The wedding feels honest and real, down to the reception with goofy, heartfelt speeches. (Keep your eyes open for a special guest: Stephenie Meyer.)
Then it’s off to the Cullen family’s private island on the Brazilian coast, where consummation gets a little tricky. And trippy, with a destroyed bed frame and feathers everywhere. It’s straight from the book, and Condon handles it gently, even tastefully.
But then the happy romance hits a speed bump: a baby bump that grows at a startling rate, being the powerful offspring of a supernatural being. Who knew vampire men had it in them?
Edward whisks Bella back to his physician dad, Carlisle (Peter Facinelli), to be rid of the monster within. But Bella has far different ideas and enlists Edward’s sister Rosalie (Nikki Reed) as her bodyguard to protect the baby, no matter the cost to Bella’s health, or her life. She’s hoping to carry it to term and then survive the resulting broken bones and internal bleeding by becoming a vampire.
Meanwhile, Jacob’s fellow werewolves learn of the little fiend on the way and foresee trouble for their families. This thirsty “demon” will be out of control, they think. Their solution: Kill Bella and her vampire family.
Now Jacob must choose between his pack and the love of his life, even though she’s Mrs. Cullen now and the old love triangle is completely bent out of shape.
Condon, directing his first “Twilight” film, brings an interesting resume to the proceedings. He’s best known for helming the musical “Dreamgirls,” but he won a screenplay Oscar for “Gods and Monsters,” about the final days of the “Frankenstein” movie director. And he’s a self-proclaimed vampire geek.
It pays off. This is the first “Twilight” film that doesn’t feel like a superficial Lifetime film. Cinematographer Guillermo Navarro (“Pan’s Labyrinth,” “Hellboy”) takes advantage of the big, lush settings in the Pacific Northwest and Brazilian beaches, but also captures quieter moments just as powerfully.
As Edward, Pattinson seems less starved and tortured, less simpering now that he plays a happily married vamp.
Even the Cullens’ hair got an upgrade, particularly everyone’s favorite quirky couple, Alice and Jasper (Ashley Greene and Jackson Rathbone).
And Taylor Lautner? Apparently he went to the Keanu Reeves school of acting: stoic but flat. His career might be best served in action movies, not drama. Anything where his abs are the true stars.

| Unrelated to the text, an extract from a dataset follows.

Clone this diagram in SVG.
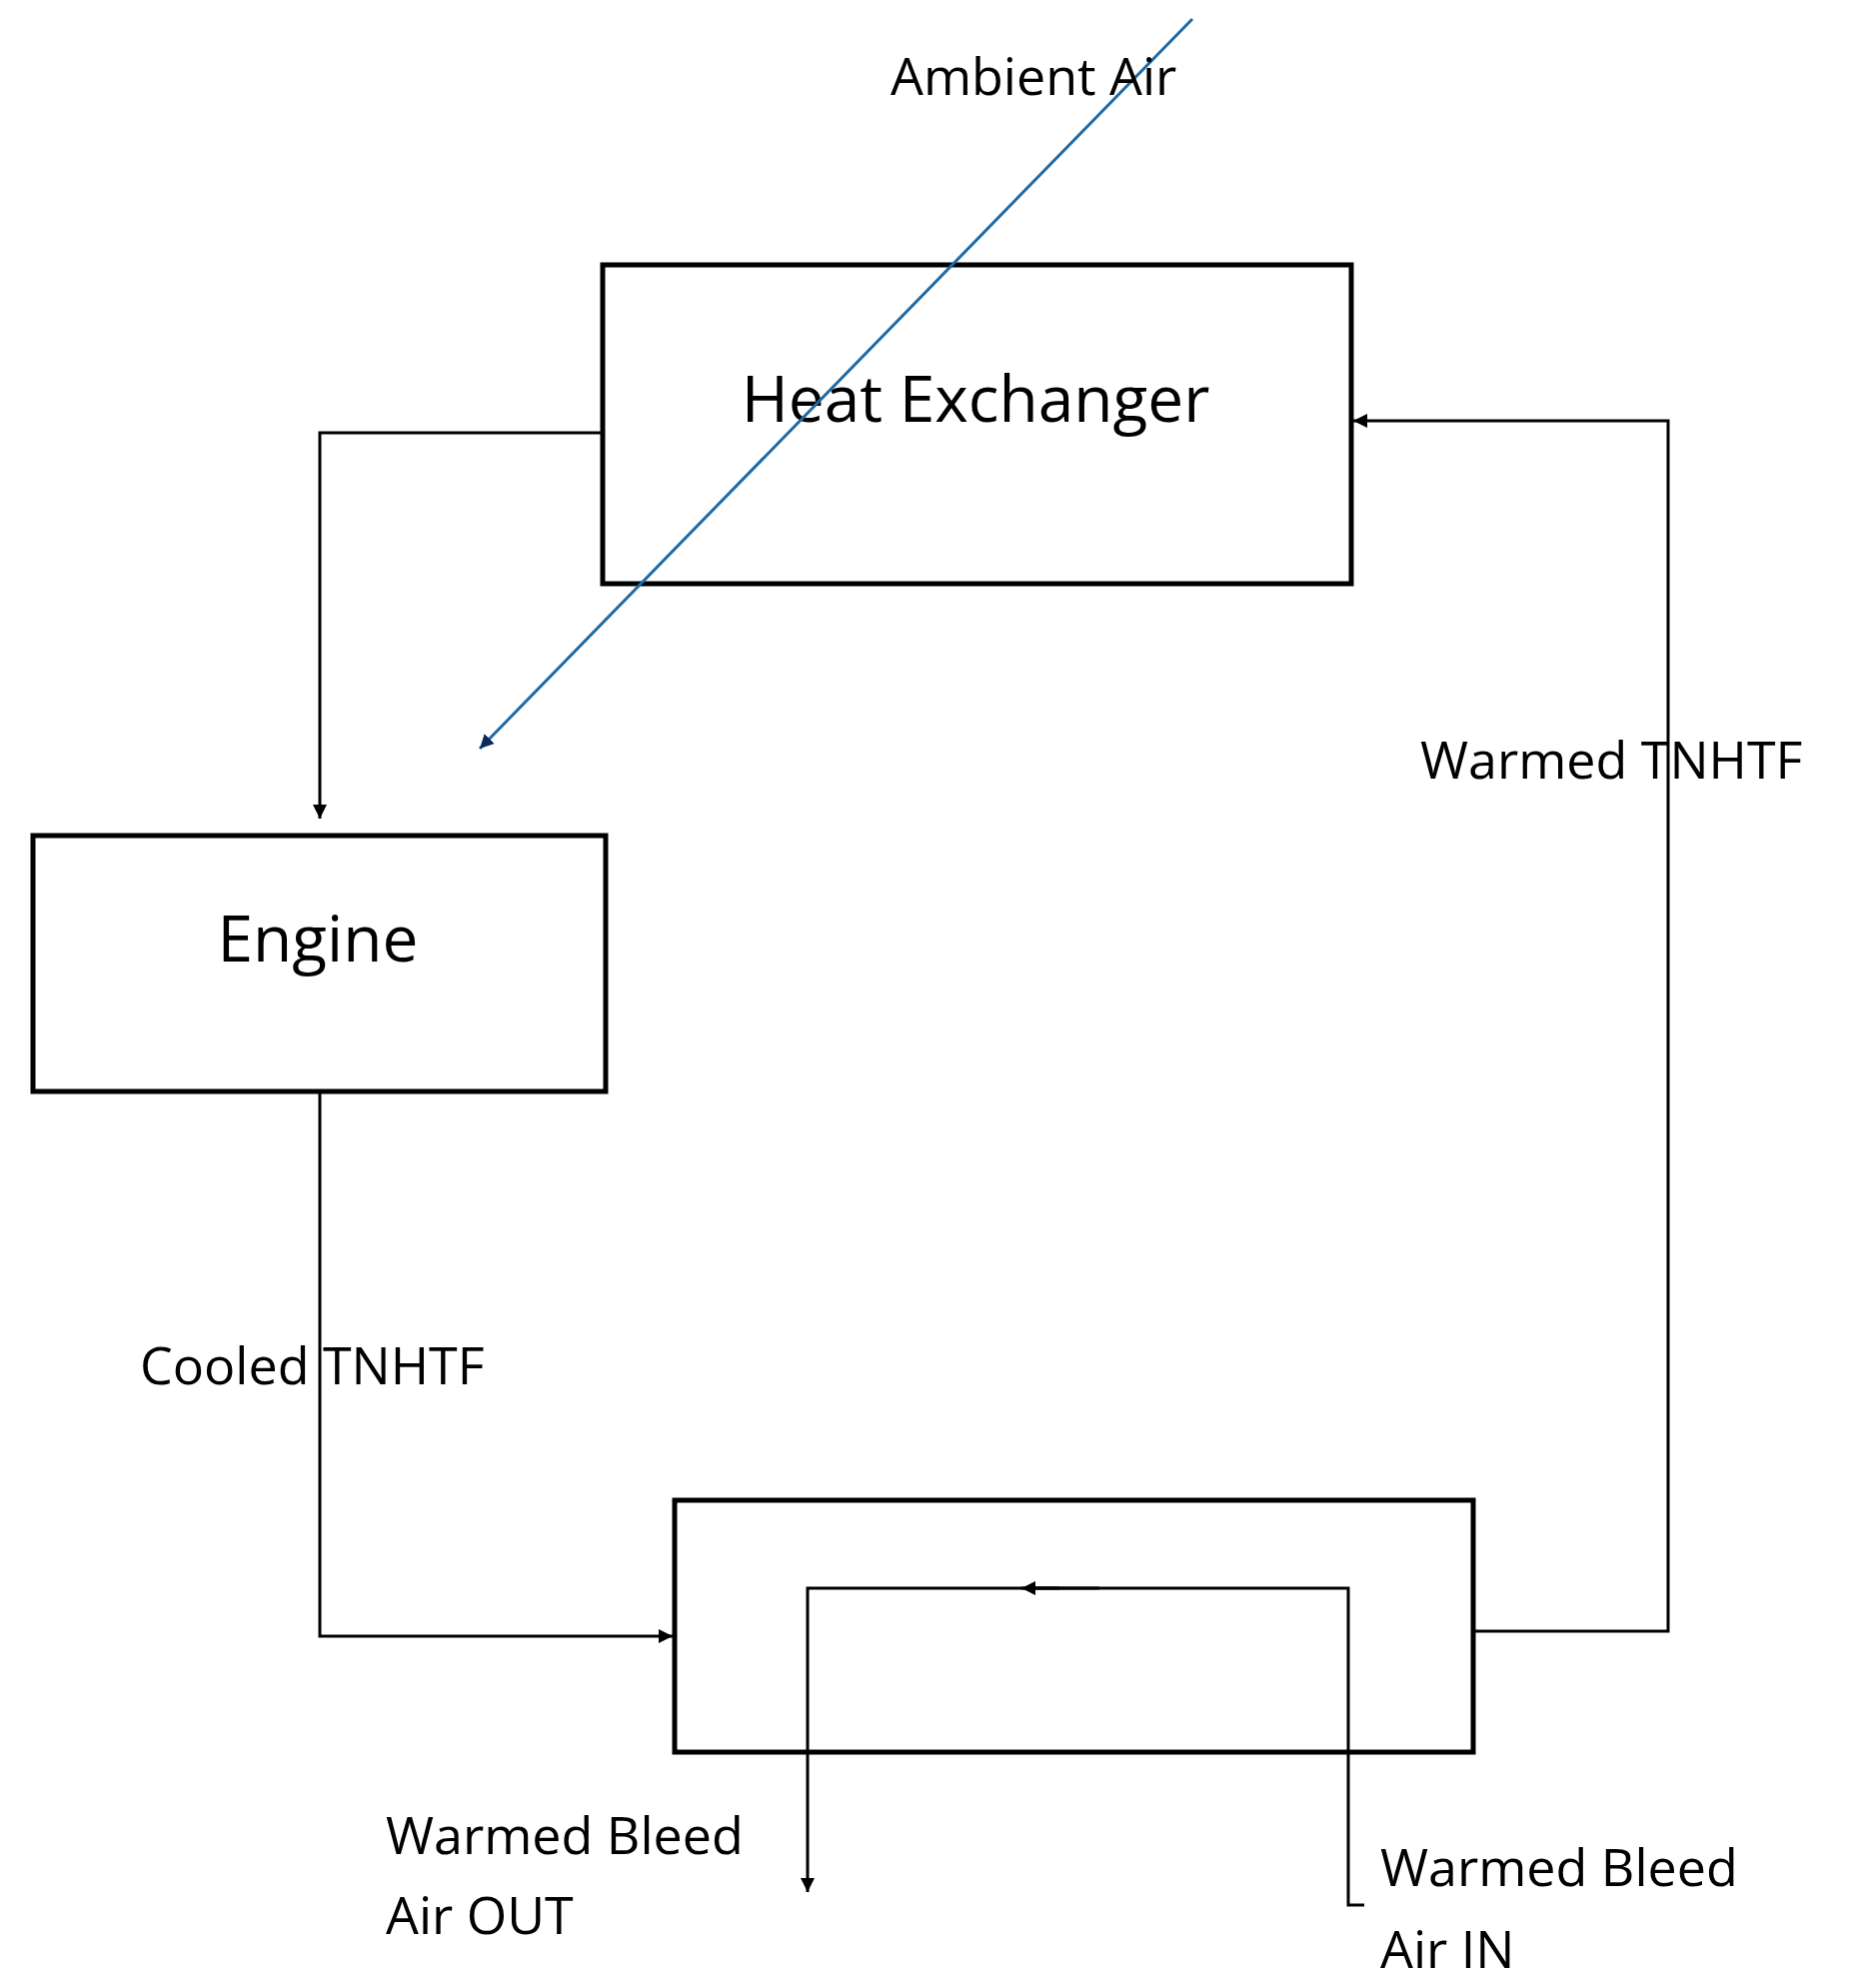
<svg xmlns="http://www.w3.org/2000/svg" width="1866" height="1989" viewBox="0 0 1866 1989">
<style>
.box{fill:#fff;stroke:#000;stroke-width:5}
.c{fill:none;stroke:#000;stroke-width:3}
text{font-family:"Open Sans","Liberation Sans",sans-serif;fill:#000}
.t{font-size:52px}
.n{font-size:64px;text-anchor:middle}
</style>
<defs>
<marker id="a" viewBox="0 0 10 10" refX="10" refY="5" markerWidth="14" markerHeight="14" markerUnits="userSpaceOnUse" orient="auto"><path d="M0,0L10,5L0,10z" fill="#000"/></marker>
<marker id="ab" viewBox="0 0 10 10" refX="10" refY="5" markerWidth="14" markerHeight="14" markerUnits="userSpaceOnUse" orient="auto"><path d="M0,0L10,5L0,10z" fill="#0b2a5a"/></marker>
</defs>
<g id="he"><rect class="box" x="603" y="265" width="749" height="319"/><text class="n" x="976" y="422">Heat Exchanger</text></g>
<g id="engine"><rect class="box" x="33" y="836" width="573" height="256"/><text class="n" x="318" y="962">Engine</text></g>
<g id="hx2"><rect class="box" x="675" y="1501" width="799" height="252"/></g>
<g id="connectors">
<path class="c" d="M603,433H320V819" marker-end="url(#a)" style="stroke-width:3"/>
<path d="M1193,19L480,749" fill="none" stroke="#1f6aa5" stroke-width="3" marker-end="url(#ab)"/>
<path class="c" d="M1474,1632H1669V421H1354" marker-end="url(#a)"/>
<path class="c" d="M320,1092V1637H673" marker-end="url(#a)"/>
<path class="c" d="M1365,1906H1349V1589H1025"/>
<path class="c" d="M1060,1589H808V1893" marker-end="url(#a)"/>
<path class="c" d="M1100,1589H1022" marker-end="url(#a)"/>
</g>
<g id="labels">
<text class="t" x="891" y="95">Ambient Air</text>
<text class="t" x="1421" y="779">Warmed TNHTF</text>
<text class="t" x="140" y="1385">Cooled TNHTF</text>
<text class="t" x="386" y="1855">Warmed Bleed</text>
<text class="t" x="386" y="1935">Air OUT</text>
<text class="t" x="1381" y="1887">Warmed Bleed</text>
<text class="t" x="1381" y="1969">Air IN</text>
</g>
</svg>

But he was Leonardo DiCaprio compared to his pathetic pack of wolves. Team Jacob’s swooning might be brought to a screeching halt when those werewolves start talking. Wolf telepathy works on the printed page, but on the big screen it’s cheesy, like something out of the 1980s’ “The Neverending Story.” Fail.
The film quickly recovers and races toward the captivating, heartbreaking birth scene. Without going into too much detail for the two of you who haven’t read the book, Lautner redeems himself by making Jacob’s strange, newfound love less creepy than it could be, almost sweet.
Condon filmed the two parts of “Breaking Dawn” back-to-back. This first half is a good sign that “Part 2” will close the franchise honorably.
Fangirls, you have nothing to be ashamed of.